Normalerweise wäre die Saison so gut wie vorbei und die lang ersehnte Sommerpause würde die Kraftreserven wieder auffüllen. Stattdessen begann erst Mitte Mai die Phase der wichtigen Spiele und Entscheidungen, zu denen man eigentlich im Vollbesitz seiner Kräfte sein sollte. Ein Ding der Unmöglichkeit.

Die Restprogramme der Nordrivalen

Zwischen Flensburg und einem eventuellen Meistertitel stehen noch fünf Spiele: TVB Stuttgart (A), Füchse Berlin (H), HSG Nordhorn-Lingen (A), HC Erlangen (A) und HBW Balingen-Weilstetten (H). Nominell scheinen die Füchse Berlin die größte Hürde zu sein, doch auch für die abstiegsbedrohten Nordhorner (18. Platz) und Balinger geht es noch um viel. Auch wenn Balingen aktuell mit dem 16. Rang auf dem letzten Nichtabstiegsplatz steht, ist es nur ein Punkt Unterschied zum 17.

Kiels Restprogramm sieht wie folgt aus: GWD Minden (A), Frisch Auf! Göppingen (H), Eulen Ludwigshafen (A), TBV Lemgo Lippe (H), Rhein-Neckar Löwen (A). Besonders Göppingen und die Löwen stechen heraus, es kommt auch ausgerechnet nochmal zum Duell mit den frischgebackenen Pokalsiegern aus Lemgo, die bewiesen haben, dass sie den THW schlagen können.

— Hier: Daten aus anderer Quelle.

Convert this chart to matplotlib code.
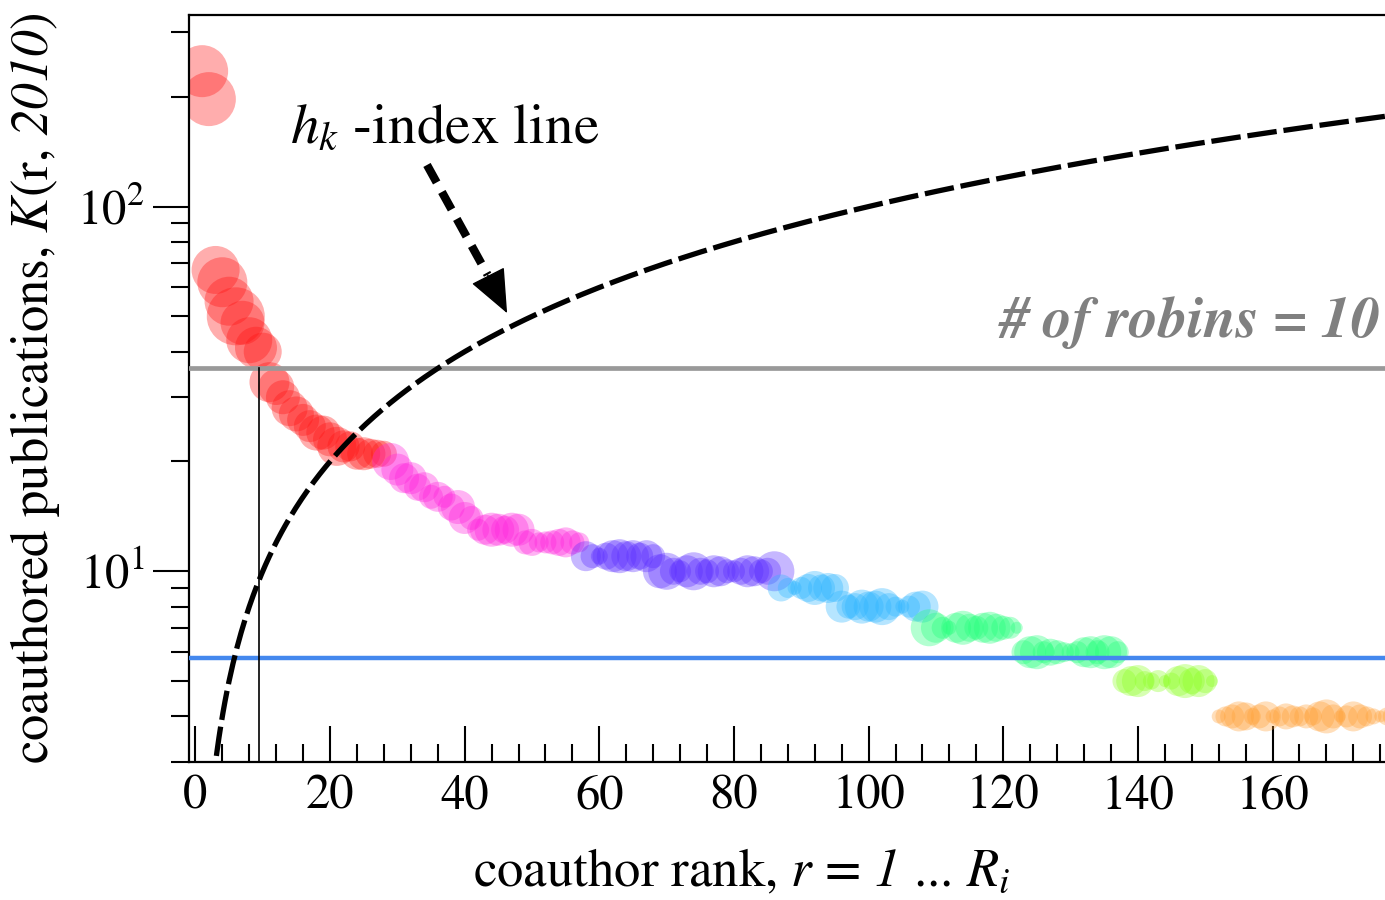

Wie schwer wiegen die Verletzungen von Ekberg und Pekeler?

Flensburg scheint in Kombination mit der schwierigen mentalen Verfassung der Kieler einen Vorteil zu haben. Zumindest auf dem Papier, schließlich ist im Handball so gut wie nichts unmöglich. Kräftemäßig sind beide Kader zu dem Zeitpunkt der Saison ausgebrannt, da kann man nicht von Vor- oder Nachteilen sprechen.

Abzuwarten bleibt, wie schwer sich die im Magdeburg-Spiel zugezogenen Verletzungen von Hendrik Pekeler und Niclas Ekberg, eventuell auch Steffen Weinhold, auswirken werden. Obwohl es bei Pekeler bereits eine gewisse Entwarnung gegeben hat, wird zumindest Ekberg in den letzten Wochen der Saison nicht als Unterstützung und Entlastung auf das Spielfeld zurückkehren können. Eine Prognose, die den eh kaum noch vorhandenen Optimismus in Kiel alles andere als verstärkt.